A catena is a sequence of soils along a hillslope from the summit to the toeslope. The variation in soil characteristics observed in a catena is mainly due to topography and its influence on sediment and water movement. In particular, differences in hydrology along a hillslope leads to predictable and generally visually obvious gradients of soil color. Where water tables are deep and oxidizing conditions are present (summit and shoulder positions), subsurface soil colors are red or brown from ferric (oxidized) iron. Conversely, in areas where water tables are close to the surface (footslope and toeslope positions) soil colors are gray, reflecting lower irons content due to translocation of ferrous (reduced) iron under reducing conditions. In addition, soils in reducing environments often have a thick black surface horizon due to slow decomposition of organic materials. Along a gradient of soil hydrology, a catena of unique soil types can be defined. An example of a representative soil catena from south-central Minnesota can be seen in Figs. 1 and 2. Notice the gradient of soil colors from the summit (oxidized) to the toeslope (reduced). This sequence of soils formed on calcareous loamy glacial till deposited on a low-relief ground moraine during the Wisconsinan glaciation (~15,000 ybp).

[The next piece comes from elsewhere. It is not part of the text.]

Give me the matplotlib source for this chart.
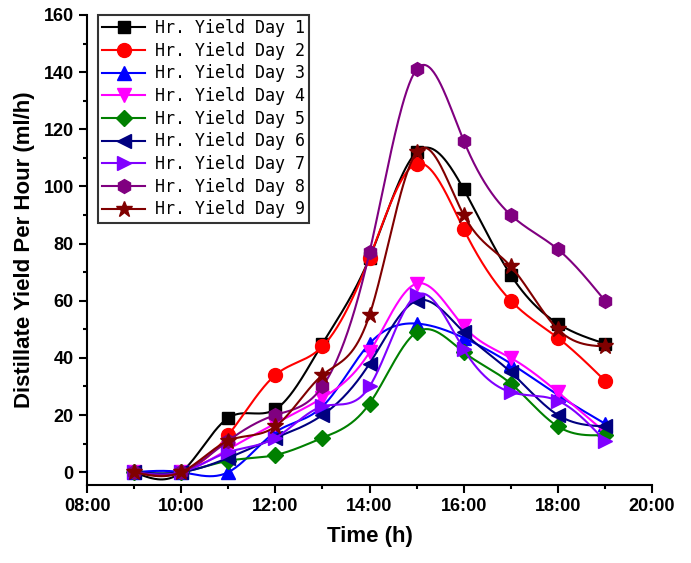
import numpy as np
import matplotlib.pyplot as plt
from matplotlib.ticker import MultipleLocator, FuncFormatter

hours = [9, 10, 11, 12, 13, 14, 15, 16, 17, 18, 19]

day1 = [0, 0, 19, 22, 45, 75, 112, 99, 69, 52, 45]
day2 = [0, 0, 13, 34, 44, 75, 108, 85, 60, 47, 32]
day3 = [0, 0, 0, 14, 23, 45, 52, 47, 38, 27, 17]
day4 = [0, 0, 8, 17, 26, 42, 66, 51, 40, 28, 14]
day5 = [0, 0, 4, 6, 12, 24, 49, 42, 31, 16, 13]
day6 = [0, 0, 5, 12, 20, 38, 60, 49, 35, 20, 16]
day7 = [0, 0, 7, 12, 23, 30, 62, 43, 28, 25, 11]
day8 = [0, 0, 11, 20, 30, 77, 141, 116, 90, 78, 60]
day9 = [0, 0, 11, 16, 34, 55, 112, 90, 72, 50, 44]

series = [day1, day2, day3, day4, day5, day6, day7, day8, day9]
labels = ["Hr. Yield Day %d" % i for i in range(1, 10)]
colors = ["black", "red", "blue", "#FF00FF", "#008000", "#000080",
          "#8000FF", "#800080", "#800000"]
markers = ["s", "o", "^", "v", "D", "<", ">", "h", "*"]
msizes = [9, 10, 10, 10, 8, 10, 10, 10, 12]


def spline(x, y, n=400):
    # natural cubic spline, just for the smooth connecting line
    x = np.asarray(x, float)
    y = np.asarray(y, float)
    k = len(x)
    h = np.diff(x)
    A = np.zeros((k, k))
    b = np.zeros(k)
    A[0, 0] = A[-1, -1] = 1
    for i in range(1, k - 1):
        A[i, i - 1] = h[i - 1]
        A[i, i] = 2 * (h[i - 1] + h[i])
        A[i, i + 1] = h[i]
        b[i] = 6 * ((y[i + 1] - y[i]) / h[i] - (y[i] - y[i - 1]) / h[i - 1])
    M = np.linalg.solve(A, b)
    xs = np.linspace(x[0], x[-1], n)
    idx = np.clip(np.searchsorted(x, xs) - 1, 0, k - 2)
    x0, x1 = x[idx], x[idx + 1]
    hh = x1 - x0
    t0, t1 = x1 - xs, xs - x0
    ys = (M[idx] * t0 ** 3 + M[idx + 1] * t1 ** 3) / (6 * hh) \
        + (y[idx] / hh - M[idx] * hh / 6) * t0 \
        + (y[idx + 1] / hh - M[idx + 1] * hh / 6) * t1
    return xs, ys


plt.rcParams['font.family'] = ['Liberation Sans', 'DejaVu Sans']

fig = plt.figure(figsize=(6.91, 5.63), dpi=100)
ax = fig.add_axes([0.126, 0.1385, 0.8176, 0.8349])

for y, lab, c, m, ms in zip(series, labels, colors, markers, msizes):
    xs, ys = spline(hours, y)
    ax.plot(xs, ys, color=c, lw=1.5)
    ax.plot(hours, y, ls="none", marker=m, ms=ms, color=c, mec=c)
    ax.plot([], [], color=c, lw=1.5, marker=m, ms=ms, mec=c, label=lab)

ax.set_xlim(8, 20)
ax.set_ylim(-4.5, 160)
ax.xaxis.set_major_locator(MultipleLocator(2))
ax.xaxis.set_minor_locator(MultipleLocator(1))
ax.yaxis.set_major_locator(MultipleLocator(20))
ax.yaxis.set_minor_locator(MultipleLocator(10))
ax.xaxis.set_major_formatter(FuncFormatter(lambda v, p: "%02d:00" % int(v)))

for s in ["top", "right"]:
    ax.spines[s].set_visible(False)
for s in ["left", "bottom"]:
    ax.spines[s].set_linewidth(1.5)

ax.tick_params(which="major", length=6, width=1.5, direction="out", labelsize=13)
ax.tick_params(which="minor", length=3, width=1.5, direction="out")
for t in ax.get_xticklabels() + ax.get_yticklabels():
    t.set_fontweight("bold")

ax.set_xlabel("Time (h)", fontsize=16, fontweight="bold", labelpad=8)
ax.set_ylabel("Distillate Yield Per Hour (ml/h)", fontsize=16, fontweight="bold", labelpad=6)

leg = ax.legend(loc="upper left", bbox_to_anchor=(0.019, 1.0), borderaxespad=0,
                frameon=True, fancybox=False, edgecolor="black", borderpad=0.25,
                labelspacing=0.28, handlelength=2.6, handletextpad=0.6,
                prop={"family": "DejaVu Sans Mono", "size": 12})
leg.get_frame().set_linewidth(1.5)

plt.savefig("out.png", dpi=100)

Until recently, communication of soil-geomorphic relationships has been largely accomplished through conceptual and qualitative models, such as Fig. 1. With the emergence and advancement of geographic information systems and spatial datasets, we now have the ability to develop quantitative models. Characterizing the geomorphic surface is the first step in producing a quantitative soil-landscape model. A Digital Elevation Models (DEM) is a digital representation of land surface topography (x, y, and elevation). An example of a high-resolution DEM is shown in Fig. 3. Using a DEM, "terrain analysis" can be used to derive quantitative "terrain attributes" that describe the nature of the land surface. These variables include: plan and profile curvature, slope, aspect, flow length, flow accumulation, catchment area, and others. Figure 4 shows an example of percent slope derived from the DEM in Fig. 3. These terrain attributes provide a powerful way to visualize topography. It is well established that soil patterns reflect the nature of the land surface (i.e. soil catena). By identifying the soil types and comparing them to the terrain attributes, we can develop a quantitative model of soil distribution on the landscape. Ideally each soil type will have a unique terrain signature. In addition, soil-landscape models can also be used to model any soil property that varies spatially in response to topography, such as soil thickness, thickness of the A-horizon (topsoil), soil water content, depth to carbonates (extent of leaching), organic carbon content, pH, and surface texture.

A soil-landscape model was developed for the Clarion-Nicollet-Webster soil catena shown in Figs. 1 and 2 (Swanson, 2003). Terrain attributes were derived from a 5-m resolution DEM (Fig. 4). Each soil type had a distinct landscape signature and within each terrain attribute the values varied along a gradient from the summit (Clarion) to the toeslope (Glencoe) (Table 1). For instance, Glencoe, a very poorly drained soil, had profile and curvature values indicating concavity and flow accumulation, which fits our conceptual understanding of where we would expect to find reducing environments. Overall, the model that was developed was able to predict soil distribution with a classification accuracy up to 74%. Of the misclassified points more than 95%, were classified in a neighboring soil type along the catena. This proved to be a highly accurate model for predicting soil distribution in this region.

Associated References:

  • Schaetzl, R. and S. Anderson. 2005. Soils: genesis and geomorphology. Cambridge University Press, New York. 817 p.
  • Swanson, H. 2003. Using quantitative landscape modeling and scientific visualization to characterize soil hydrology dynamics. M.S. Thesis, University of Minnesota, St. Paul, Minnesota.